◆ Task to carry out: Return the lines that follow, exactly as they appear, from the first through the one containing "fig = plt.figure(figsize=(W"; no pictures are to be included.

◆ Available data:
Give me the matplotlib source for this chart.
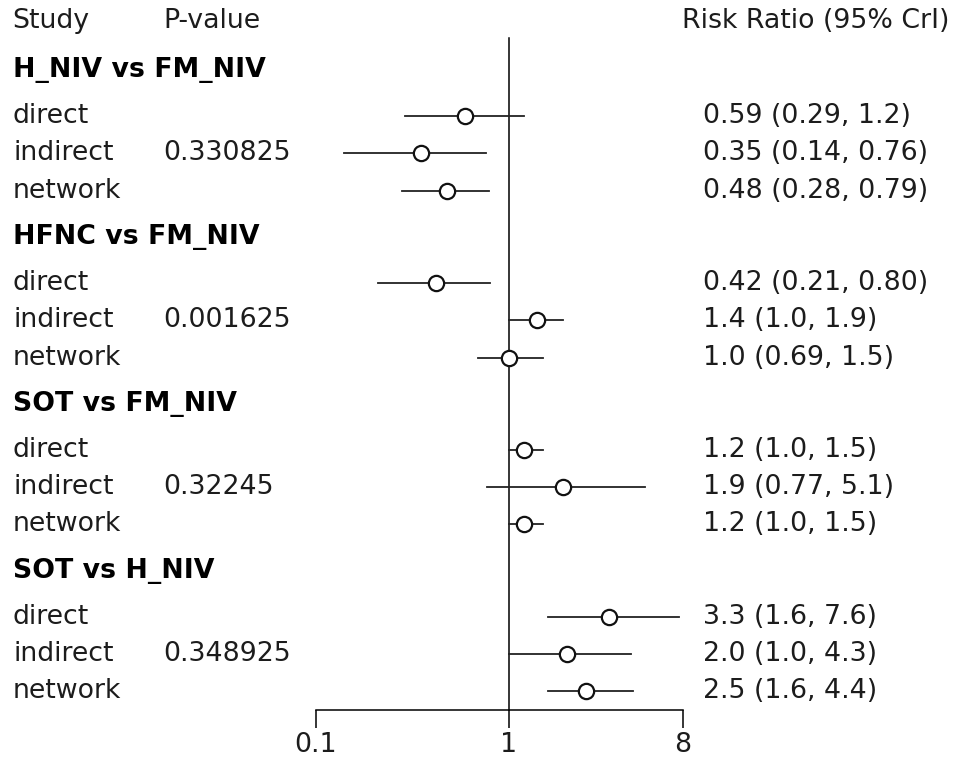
import matplotlib.pyplot as plt
from matplotlib import transforms
from matplotlib.ticker import FixedLocator, NullLocator


# Data
comparisons = ["H_NIV vs FM_NIV", "HFNC vs FM_NIV", "SOT vs FM_NIV", "SOT vs H_NIV"]
p_values = ["0.330825", "0.001625", "0.32245", "0.348925"]
row_names = ["direct", "indirect", "network"]

rr_mid = [[0.59, 0.35, 0.48],
          [0.42, 1.4, 1.0],
          [1.2, 1.9, 1.2],
          [3.3, 2.0, 2.5]]
rr_low = [[0.29, 0.14, 0.28],
          [0.21, 1.0, 0.69],
          [1.0, 0.77, 1.0],
          [1.6, 1.0, 1.6]]
rr_high = [[1.2, 0.76, 0.79],
           [0.80, 1.9, 1.5],
           [1.5, 5.1, 1.5],
           [7.6, 4.3, 4.4]]
rr_text = [["0.59 (0.29, 1.2)", "0.35 (0.14, 0.76)", "0.48 (0.28, 0.79)"],
           ["0.42 (0.21, 0.80)", "1.4 (1.0, 1.9)", "1.0 (0.69, 1.5)"],
           ["1.2 (1.0, 1.5)", "1.9 (0.77, 5.1)", "1.2 (1.0, 1.5)"],
           ["3.3 (1.6, 7.6)", "2.0 (1.0, 4.3)", "2.5 (1.6, 4.4)"]]
x_ticks = [0.1, 1, 8]
x_tick_labels = ["0.1", "1", "8"]


def main():
    plt.rcParams["font.family"] = ["DejaVu Sans"]
    fs = 19.3
    col = "#1c1c1c"

    W, H = 966, 765
    fig = plt.figure(figsize=(W / 100, H / 100), dpi=100)

    # forest panel: x from 0.1 to 8 spans pixel 316..683, rows are 37.1 px apart
    row_h = 37.1
    y0 = 70
    ax = fig.add_axes([316 / W, 0, (683 - 316) / W, 1])
    ax.set_xscale("log")
    ax.set_xlim(0.1, 8)
    ax.set_ylim((H - y0) / row_h, -y0 / row_h)
    ax.patch.set_visible(False)

    tr = transforms.blended_transform_factory(fig.transFigure, ax.transData)

    axis_y = (710 - y0) / row_h
    ax.plot([1, 1], [(38 - y0) / row_h, axis_y], color="black", lw=1.1)

    # column headers
    head_y = -1.32
    ax.text(12 / W, head_y, "Study", transform=tr, fontsize=fs,
            va="center", color=col)
    ax.text(163 / W, head_y, "P-value", transform=tr, fontsize=fs,
            va="center", color=col)
    ax.text(950 / W, head_y, "Risk Ratio (95% CrI)", transform=tr,
            fontsize=fs, va="center", ha="right", color=col)

    for g, comp in enumerate(comparisons):
        base = g * 4.5
        ax.text(13 / W, base, comp, transform=tr, fontsize=fs,
                fontweight="bold", va="center", color="black")
        for r, name in enumerate(row_names):
            y = base + 1.25 + r
            ax.text(13 / W, y, name, transform=tr, fontsize=fs,
                    va="center", color=col)
            if name == "indirect":
                ax.text(163 / W, y, p_values[g], transform=tr,
                        fontsize=fs, va="center", color=col)
            ax.text(703 / W, y, rr_text[g][r], transform=tr,
                    fontsize=fs, va="center", color=col)
            ax.plot([rr_low[g][r], rr_high[g][r]], [y, y],
                    color="#222222", lw=1.3, zorder=2)
            ax.plot(rr_mid[g][r], y, "o", ms=11, mfc="white",
                    mec="#111111", mew=1.6, zorder=3)

    # bottom axis
    for s in ["top", "left", "right"]:
        ax.spines[s].set_visible(False)
    ax.spines["bottom"].set_position(("data", axis_y))
    ax.spines["bottom"].set_linewidth(1.1)
    ax.xaxis.set_major_locator(FixedLocator(x_ticks))
    ax.xaxis.set_minor_locator(NullLocator())
    ax.set_xticklabels(x_tick_labels)
    ax.tick_params(axis="x", length=13, width=1.1, labelsize=fs, pad=3,
                   labelcolor=col)
    ax.set_yticks([])

    plt.savefig("out.png", dpi=100)


if __name__ == "__main__":
    main()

◆ Output of the task:
Give me the matplotlib source for this chart.
import matplotlib.pyplot as plt
from matplotlib import transforms
from matplotlib.ticker import FixedLocator, NullLocator


# Data
comparisons = ["H_NIV vs FM_NIV", "HFNC vs FM_NIV", "SOT vs FM_NIV", "SOT vs H_NIV"]
p_values = ["0.330825", "0.001625", "0.32245", "0.348925"]
row_names = ["direct", "indirect", "network"]

rr_mid = [[0.59, 0.35, 0.48],
          [0.42, 1.4, 1.0],
          [1.2, 1.9, 1.2],
          [3.3, 2.0, 2.5]]
rr_low = [[0.29, 0.14, 0.28],
          [0.21, 1.0, 0.69],
          [1.0, 0.77, 1.0],
          [1.6, 1.0, 1.6]]
rr_high = [[1.2, 0.76, 0.79],
           [0.80, 1.9, 1.5],
           [1.5, 5.1, 1.5],
           [7.6, 4.3, 4.4]]
rr_text = [["0.59 (0.29, 1.2)", "0.35 (0.14, 0.76)", "0.48 (0.28, 0.79)"],
           ["0.42 (0.21, 0.80)", "1.4 (1.0, 1.9)", "1.0 (0.69, 1.5)"],
           ["1.2 (1.0, 1.5)", "1.9 (0.77, 5.1)", "1.2 (1.0, 1.5)"],
           ["3.3 (1.6, 7.6)", "2.0 (1.0, 4.3)", "2.5 (1.6, 4.4)"]]
x_ticks = [0.1, 1, 8]
x_tick_labels = ["0.1", "1", "8"]


def main():
    plt.rcParams["font.family"] = ["DejaVu Sans"]
    fs = 19.3
    col = "#1c1c1c"

    W, H = 966, 765
    fig = plt.figure(figsize=(W / 100, H / 100), dpi=100)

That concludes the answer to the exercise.